TEMPO.CO, Jakarta - Mantan Anggota DPRD Surakarta tahun 1997-1999 Boyamin Saiman mengatakan koreksi atas kesalahan penulisan dalam draft UU KPK tidak sah karena dilakukan di luar sidang paripurnan DPR. Koreksi atas kesalahan itu harus memenuhi persyaratan yaitu dengan mengulang rapat paripurna DPR.
Dalam azas bernegara dan hukum, perubahan Undang-undang atas suatu kesalahan harus dengan cara yang sama atau sederajat. "Koreksi yang bukan dengan rapat paripurna menjadikan revisi UU KPK menjadi tidak sah dan batal demi hukum." Boyamin menyampaikannya dalam keterangan tertulis pada Kamis, 17 Oktober 2019.

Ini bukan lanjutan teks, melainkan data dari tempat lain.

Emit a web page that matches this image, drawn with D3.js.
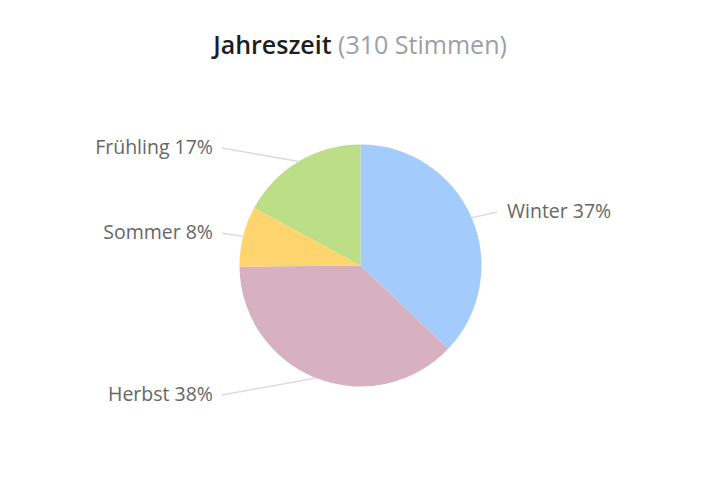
<!DOCTYPE html>
<html>
<head>
<meta charset="utf-8">
<script src="https://cdn.jsdelivr.net/npm/d3@7"></script>
<style>
  body { margin: 0; background: #fff; }
  svg { font-family: "Open Sans", sans-serif; }
</style>
</head>
<body>
<div id="chart"></div>
<script>
var seasons = ["Winter", "Herbst", "Sommer", "Frühling"];
var votes = [115, 117, 25, 53];
var colors = ["#a3cbfb", "#d7b1bf", "#fed46f", "#bbde86"];
var titleMain = "Jahreszeit";
var titleSub = "(310 Stimmen)";

var width = 720;
var height = 498;
var cx = 360.5, cy = 265.5, radius = 121;
var labelRadius = 138;

var svg = d3.select("#chart")
    .append("svg")
    .attr("width", width)
    .attr("height", height);

// title
var title = svg.append("text")
    .attr("x", width / 2)
    .attr("y", 54)
    .attr("text-anchor", "middle")
    .style("font-size", "25px");
title.append("tspan").text(titleMain).attr("font-weight", 600).attr("fill", "#1e1e1e");
title.append("tspan").text(" " + titleSub).attr("fill", "#9aa0a6");

var total = d3.sum(votes);
var data = seasons.map(function (s, i) {
    return { name: s, value: votes[i], color: colors[i] };
});

var pie = d3.pie().sort(null).value(function (d) { return d.value; });
var arc = d3.arc().innerRadius(0).outerRadius(radius);
var arcs = pie(data);

var g = svg.append("g").attr("transform", "translate(" + cx + "," + cy + ")");

g.selectAll(".slice")
    .data(arcs)
    .enter()
    .append("path")
    .attr("class", "slice")
    .attr("d", arc)
    .attr("fill", function (d) { return d.data.color; });

// label positions
arcs.forEach(function (d) {
    var a = (d.startAngle + d.endAngle) / 2;
    d.edge = [radius * Math.sin(a), -radius * Math.cos(a)];
    d.right = Math.sin(a) > 0;
    d.ly = -labelRadius * Math.cos(a);
    d.lx = d.right ? 146.5 : -147.5;
});

g.selectAll(".leader")
    .data(arcs)
    .enter()
    .append("polyline")
    .attr("class", "leader")
    .attr("points", function (d) {
        var sx = d.right ? d.lx - 10 : d.lx + 9;
        return [[sx, d.ly + 1], [d.edge[0], d.edge[1]]].map(function (p) { return p.join(","); }).join(" ");
    })
    .attr("fill", "none")
    .attr("stroke", "#dcdcdc")
    .attr("stroke-width", 1.5);

g.selectAll(".label")
    .data(arcs)
    .enter()
    .append("text")
    .attr("class", "label")
    .attr("x", function (d) { return d.lx; })
    .attr("y", function (d) { return d.ly; })
    .attr("dy", "0.35em")
    .attr("text-anchor", function (d) { return d.right ? "start" : "end"; })
    .attr("fill", "#666")
    .style("font-size", "19.5px")
    .text(function (d) {
        return d.data.name + " " + Math.round(d.value / total * 100) + "%";
    });
</script>
</body>
</html>
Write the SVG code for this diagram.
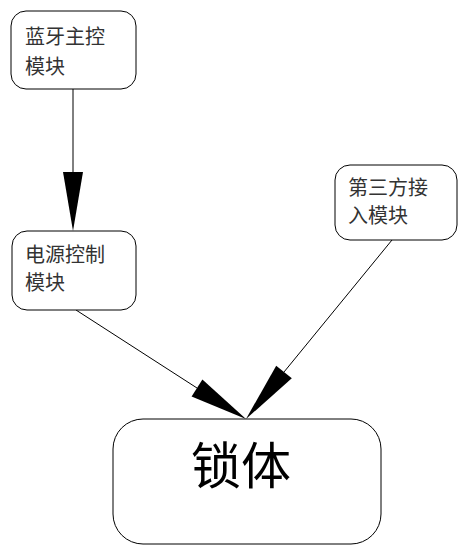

Kesalahan penulisan dalam UU KPK itu di antaranya adalah mengenai batas usia 50 tahun. Namun yang tertulis dalam kurung adalah empat puluh tahun (50 Tahun (Empat puluh)). Menurut Koordinator Masyarakat Anti Korupsi Indonesia (MAKI) itu, salah ketik ini bisa menimbulkan dua makna yang berbeda. "Dengan demikian hal ini bukan sekedar kesalahan typo, namun kesalahan substantif."
DPR periode 2019-2024 saat ini belum memiliki Badan Legislasi (Baleg) yang baru. Sehingga, kata dia, koreksi yang dianggap salah ketik oleh DPR periode saat ini tidak sah. Pengiriman revisi UU KPK saat itu oleh Baleg DPR. “Selama rapat paripurna tidak dilakukan, revisi UU KPK tidak sah."
Boyamin juga mengatakan UU KPK masih menyisakan masalah lain yaitu tidak kuorumnya kehadiran secara fisik anggota DPR. Saat pengesahan rapat paripurna, DPR hanya dihadiri 89 anggota.
Di tambah lagi terkait pembacaan revisi UU KPK yang tak dibacakan secara utuh oleh Fahri Hamzah selaku pimpinan rapat paripurna DPR. "Padahal sebelum dimintakan persetujuan harus dibacakan secara utuh untuk menghindari kesalahan sebagaimana terjadi saat ini."